Jeff Bezos’ brainchild has transformed the way people shop all over the world, competing on price and service through innovative inventory management systems and brutal focus on undercutting competitors.  In recent months, the stock is down almost 20% since peaking early this year at 408.  Here is a three year weekly chart, showing its incredible ascent and weakness in 2014, as it has given back almost 50% of its gains in 2013.


So, while the longer trend for AMZN clearly remains up, in the shorter term, the company is facing some challenges.  The crux of the matter is that for years the investor community has understood Amazon’s long term strategy of seeking out growth even at the cost of being profitable.  The thinking was that once Amazon won dominance through offering the lowest prices, eliminating the bulk of its competition, then it would be able to raise prices or have more bargaining power with suppliers depending on its market share of the specific product, with the proceeds going straight to the bottom line.

It was a testament to Jeff Bezos’ unique abilities that he was given this slack by Amazon’s investors and it is hard to imagine another company who would see its stock price rise even after quarter after quarter of losing money.  However, in recent months, investors are starting to demand tangible results from Amazon; shares are no longer being bid up on quarterly reports of rising revenue and millions in losses.  And Bezos has begun to execute the second part of his long term strategy; in areas where Amazon has dominant market share, it has started to demand better terms from suppliers.

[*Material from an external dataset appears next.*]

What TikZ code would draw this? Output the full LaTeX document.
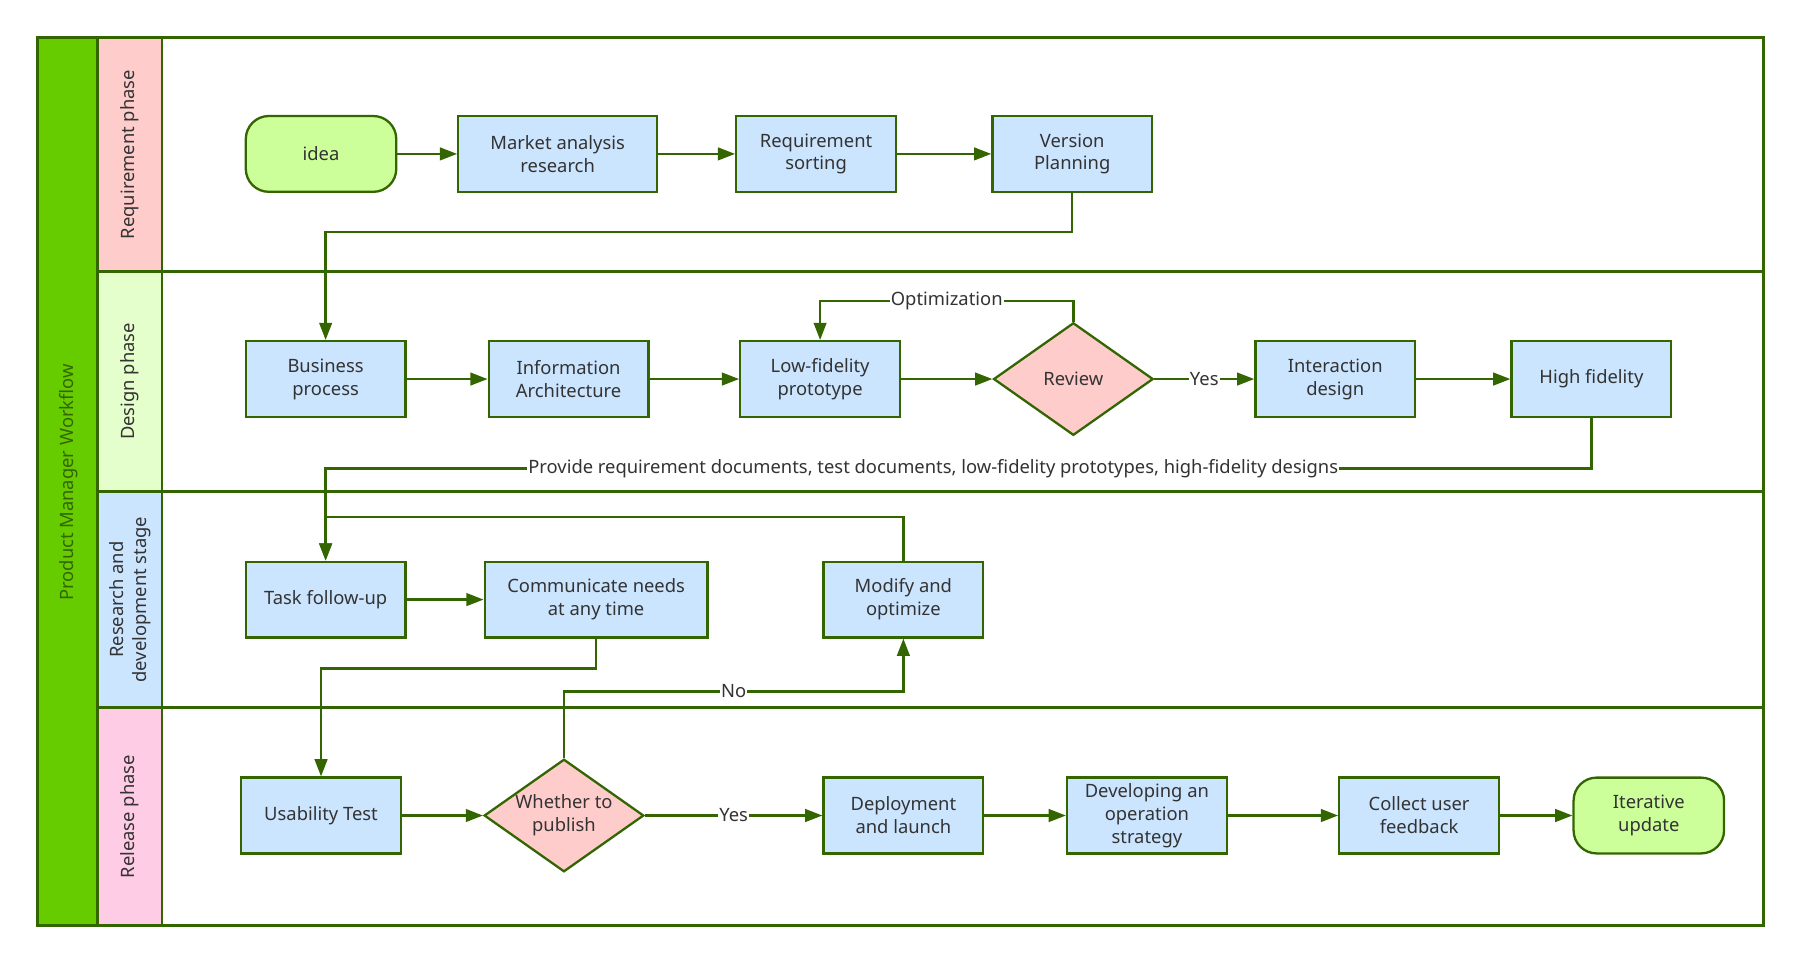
\documentclass[tikz,border=0pt]{standalone}
\usepackage{fontspec}
\setmainfont{Noto Sans}
\usetikzlibrary{arrows.meta}
\usetikzlibrary{shapes.geometric}

\definecolor{edgegreen}{HTML}{336600}
\definecolor{titlegreen}{HTML}{66CC00}
\definecolor{boxblue}{HTML}{CCE5FF}
\definecolor{diapink}{HTML}{FFCCCC}
\definecolor{termgreen}{HTML}{CCFF99}
\definecolor{lanepink}{HTML}{FFCCCC}
\definecolor{lanelime}{HTML}{E5FFCC}
\definecolor{laneblue}{HTML}{CCE5FF}
\definecolor{lanerose}{HTML}{FFCCE6}
\definecolor{txtgray}{HTML}{333333}

\tikzset{
    task/.style={draw=edgegreen, fill=boxblue, line width=2pt, minimum width=139pt, minimum height=66pt, align=center, text=txtgray, inner sep=2pt},
    decision/.style={diamond, draw=edgegreen, fill=diapink, line width=2pt, minimum width=139pt, minimum height=98pt, aspect=1.42, inner sep=0pt, align=center, text=txtgray},
    terminal/.style={draw=edgegreen, fill=termgreen, line width=2pt, rounded corners=20pt, minimum width=131pt, minimum height=66pt, align=center, text=txtgray},
    flow/.style={draw=edgegreen, line width=2pt, -{Triangle[length=15pt,width=11pt]}},
    edgelabel/.style={fill=white, inner sep=1pt, text=txtgray},
}

\begin{document}
\begin{tikzpicture}[x=1pt, y=-1pt, font=\fontsize{16}{20}\selectfont]
        \useasboundingbox (0,0) rectangle (1568,839);
        % lanes
        \fill[titlegreen] (33,33) rectangle (85,806);
        \foreach \i/\ytop/\ybot/\col/\txt in {1/33/236/lanepink/{Requirement phase}, 2/236/428/lanelime/{Design phase}, 3/428/616/laneblue/{Research and\\development stage}, 4/616/806/lanerose/{Release phase}} {
            \fill[\col] (85,\ytop) rectangle (141,\ybot);
            \node[rotate=90, align=center, text=txtgray] (lane\i) at (113,{(\ytop+\ybot)/2}) {\txt};
        }
        \begin{scope}[edgegreen, line width=2.5pt]
            \draw (33,33) rectangle (1535,806);
            \draw (85,33) -- (85,806);
            \draw (141,33) -- (141,806);
            \foreach \y in {236,428,616} {
                \draw (85,\y) -- (1535,\y);
            }
        \end{scope}
        \node[rotate=90, text=edgegreen] (title) at (60,420) {Product Manager Workflow};

        % requirement phase
        \node[terminal] (idea) at (279.5,134) {idea};
        \node[task, minimum width=173pt] (market) at (485.5,134) {Market analysis\\research};
        \node[task] (sorting) at (710.5,134) {Requirement\\sorting};
        \node[task] (version) at (933.5,134) {Version\\Planning};

        % design phase
        \node[task] (business) at (283.5,330) {Business\\process};
        \node[task] (infoarch) at (495,330) {Information\\Architecture};
        \node[task] (lowfi) at (714,330) {Low-fidelity\\prototype};
        \node[decision] (review) at (934.5,330) {Review};
        \node[task] (interact) at (1162.5,330) {Interaction\\design};
        \node[task] (highfi) at (1385.5,330) {High fidelity};

        % research and development
        \node[task] (followup) at (283.5,522) {Task follow-up};
        \node[task, minimum width=194pt] (communicate) at (519,522) {Communicate needs\\at any time};
        \node[task] (modify) at (786.5,522) {Modify and\\optimize};

        % release phase
        \node[task] (usability) at (279.5,710) {Usability Test};
        \node[decision] (publish) at (491,710) {Whether to\\publish};
        \node[task] (deploy) at (786.5,710) {Deployment\\and launch};
        \node[task] (strategy) at (998.5,710) {Developing an\\operation\\strategy};
        \node[task] (feedback) at (1235.5,710) {Collect user\\feedback};
        \node[terminal] (iterate) at (1435.5,710) {Iterative\\update};

        % connectors
        \draw[flow] (idea) -- (market);
        \draw[flow] (market) -- (sorting);
        \draw[flow] (sorting) -- (version);
        \draw[flow] (version.south) -- ++(0,34) -| (business.north);
        \draw[flow] (business) -- (infoarch);
        \draw[flow] (infoarch) -- (lowfi);
        \draw[flow] (lowfi) -- (review);
        \draw[flow] (review) -- node[edgelabel] {Yes} (interact);
        \draw[flow] (review.north) -- ++(0,-18) -| node[edgelabel, pos=0.25] {Optimization} (lowfi.north);
        \draw[flow] (interact) -- (highfi);
        \draw[flow] (highfi.south) -- ++(0,44) -| node[edgelabel, pos=0.26] {Provide requirement documents, test documents, low-fidelity prototypes, high-fidelity designs} (followup.north);
        \draw[flow] (modify.north) -- ++(0,-38) -| (followup.north);
        \draw[flow] (followup) -- (communicate);
        \draw[flow] (communicate.south) -- ++(0,26) -| (usability.north);
        \draw[flow] (usability) -- (publish);
        \draw[flow] (publish.north) -- ++(0,-58) -| node[edgelabel, pos=0.25] {No} (modify.south);
        \draw[flow] (publish) -- node[edgelabel] {Yes} (deploy);
        \draw[flow] (deploy) -- (strategy);
        \draw[flow] (strategy) -- (feedback);
        \draw[flow] (feedback) -- (iterate);
    \end{tikzpicture}
\end{document}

Its vicious spat with Hachette typifies this approach.

Amazon is the dominant purveyor of books and eBooks with a staggering 65% market share of eBooks.  Due to this position, it can demand very favorable concessions from publishers, because without Amazon’s sales, most publishers would simply be out of business.  For example, Random House gives Amazon more than a 50% discount on its titles and 60% if you count the marketing costs charged by Amazon.  But when companies don’t play by the rules, Amazon has the ability to bury these titles.

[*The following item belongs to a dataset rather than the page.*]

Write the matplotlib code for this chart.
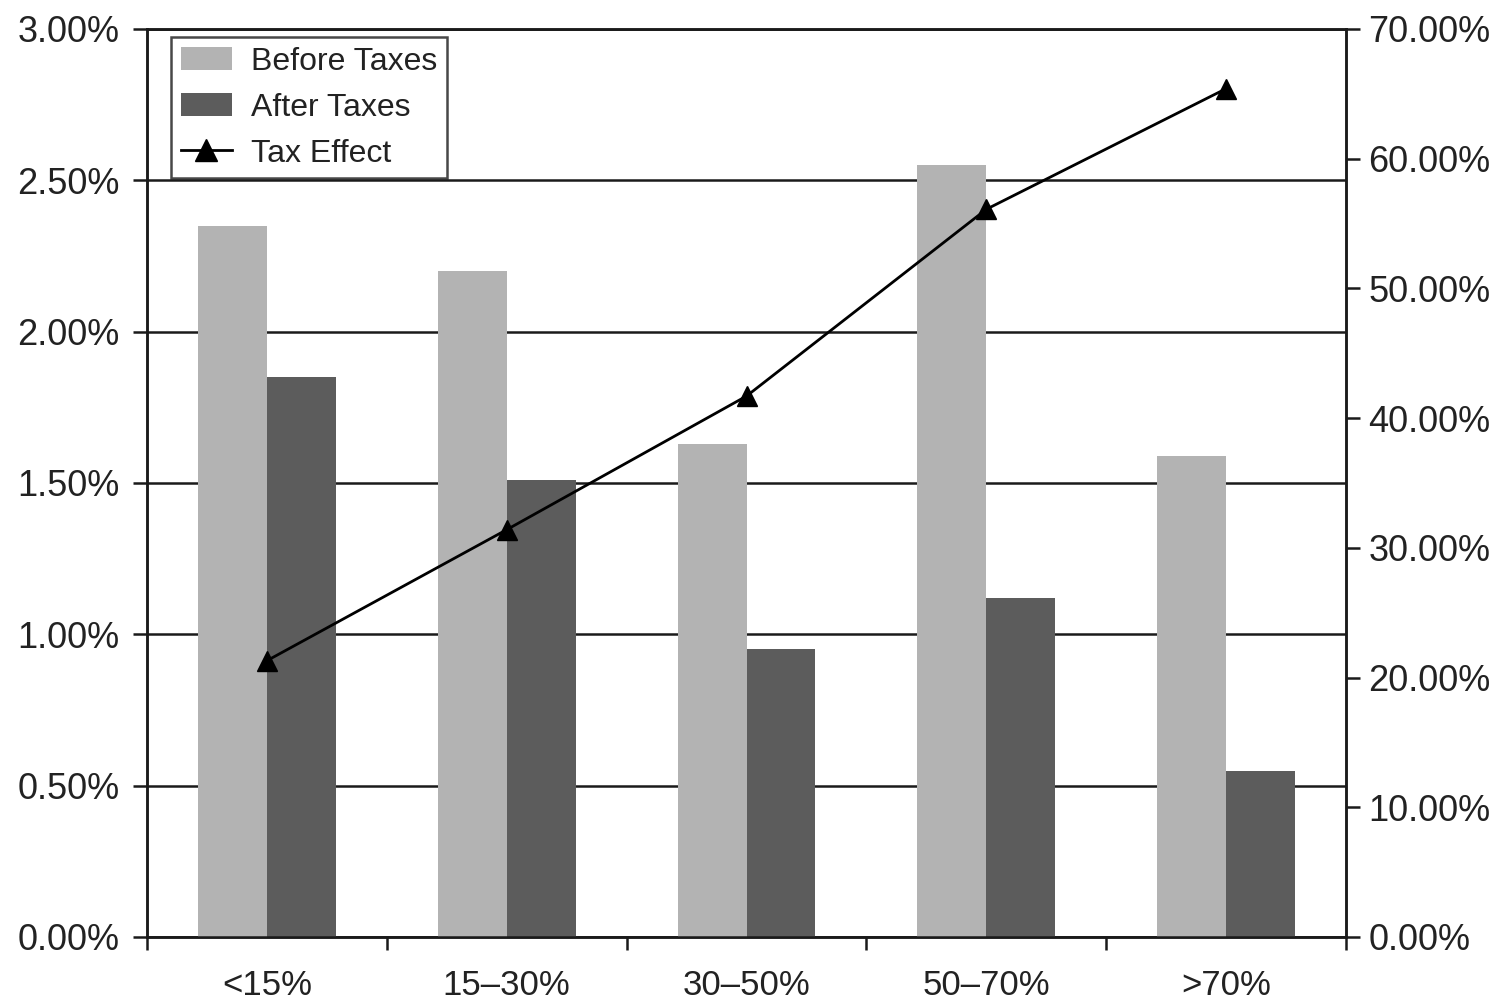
import numpy as np
import matplotlib.pyplot as plt
from matplotlib.ticker import FuncFormatter, FixedLocator

# ── Data ─────────────────────────────────────────────────────────────────────
CATEGORIES = ["<15%", "15\u201330%", "30\u201350%", "50\u201370%", ">70%"]
BEFORE_TAXES = [2.35, 2.20, 1.63, 2.55, 1.59]   # % (left axis)
AFTER_TAXES = [1.85, 1.51, 0.95, 1.12, 0.55]    # % (left axis)
TAX_EFFECT = [21.3, 31.4, 41.7, 56.1, 65.4]     # % (right axis)

COLOR_BEFORE = "#b3b3b3"
COLOR_AFTER = "#5c5c5c"
LINE_COLOR = "#1a1a1a"

plt.rcParams["font.family"] = ["Liberation Sans", "DejaVu Sans"]
plt.rcParams["text.color"] = "#222222"

fig = plt.figure(figsize=(15.05, 10.02), dpi=100)
ax = fig.add_axes([0.0977, 0.0649, 0.7967, 0.9062])

x = np.arange(len(CATEGORIES))
w = 0.2875

ax.bar(x - w / 2, BEFORE_TAXES, width=w, color=COLOR_BEFORE, label="Before Taxes", zorder=3)
ax.bar(x + w / 2, AFTER_TAXES, width=w, color=COLOR_AFTER, label="After Taxes", zorder=3)

ax.set_xlim(-0.5, len(CATEGORIES) - 0.5)
ax.set_ylim(0, 3.0)
ax.set_yticks(np.arange(0, 3.01, 0.5))
ax.yaxis.set_major_formatter(FuncFormatter(lambda v, _: f"{v:.2f}%"))
ax.grid(axis="y", color=LINE_COLOR, linewidth=1.8, zorder=1)

ax.set_xticks(x)
ax.set_xticklabels(CATEGORIES)
ax.xaxis.set_minor_locator(FixedLocator(np.arange(-0.5, len(CATEGORIES), 1.0)))
ax.tick_params(axis="x", which="major", length=0, pad=23, labelsize=25,
               labelcolor="#222222")
ax.tick_params(axis="x", which="minor", length=9, width=1.8, color=LINE_COLOR)
ax.tick_params(axis="y", length=10, width=1.8, color=LINE_COLOR, labelsize=26,
               pad=10, labelcolor="#222222")

for side in ["left", "right", "top", "bottom"]:
    ax.spines[side].set_color(LINE_COLOR)
    ax.spines[side].set_linewidth(1.8)

# Tax effect on secondary axis
ax2 = ax.twinx()
ax2.plot(x, TAX_EFFECT, color="black", linewidth=2, marker="^", markersize=15,
         label="Tax Effect", zorder=4)
ax2.set_ylim(0, 70)
ax2.set_yticks(np.arange(0, 70.1, 10))
ax2.yaxis.set_major_formatter(FuncFormatter(lambda v, _: f"{v:.2f}%"))
ax2.tick_params(axis="y", length=10, width=1.8, color=LINE_COLOR, labelsize=26,
                pad=6, labelcolor="#222222")
for side in ["left", "right", "top", "bottom"]:
    ax2.spines[side].set_color(LINE_COLOR)
    ax2.spines[side].set_linewidth(1.8)

h1, l1 = ax.get_legend_handles_labels()
h2, l2 = ax2.get_legend_handles_labels()
leg = ax2.legend(h1 + h2, l1 + l2, loc="upper left", bbox_to_anchor=(0.02, 0.991),
                 fontsize=23, frameon=True, fancybox=False, borderpad=0.3,
                 labelspacing=0.5, handlelength=1.6, handletextpad=0.6,
                 borderaxespad=0, markerscale=1.1)
leg.get_frame().set_edgecolor(LINE_COLOR)
leg.get_frame().set_linewidth(1.8)

fig.savefig("out.png", dpi=100)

However, Hachette has decided to fight back, not accepting Amazon’s terms, specifically the division of revenue and pricing.  Amazon has fought back by halting orders for existing books and future books and even slowing delivery time for customers, seemingly in an effort to dissuade them from purchasing Hachette books.  Amazon caught tons of negative publicity from these moves, especially with authors decrying these practices and rallying their readers to complain about these bullying tactics.

In an effort to deal with this PR storm, Amazon came up with an interesting counter to assuage the authors, while intensifying the pressure on Hachette.  They offered Hachette authors 100% of eBook revenues, clearly an attempt to drive a stake between Hachette authors and Hachette. While it is a sweetheart deal for authors, it would be devastating for the publisher.  Not surprisingly, Hachette quickly rejected the offer, stating it would be suicide to accept such an offer.

Amazon countered in a statement, “We call baloney.  Hachette is part of $10 billion global conglomerate.  It wouldn’t be ‘suicide’.  They can afford it.  What they’re really making clear is that they absolutely want their authors caught in the middle of this negotiation because they believe it increases their leverage.  All the while, they are stalling and refusing to negotiate, despite the pain caused to authors.  Our offer is sincere.  They should take us up on it.”

With this move, Amazon has tightened the noose on Hachette, increasing its leverage, while chipping away at Hachette’s support from authors.  This is a manifestation of Bezos’ long term strategy of turning the ubiquity of Amazon’s platform and market share into profits, by squeezing the suppliers.  Although the daily machinations of this battle remain fascinating, the most important issue for shareholders is whether Bezos will be able to realize his long term strategy.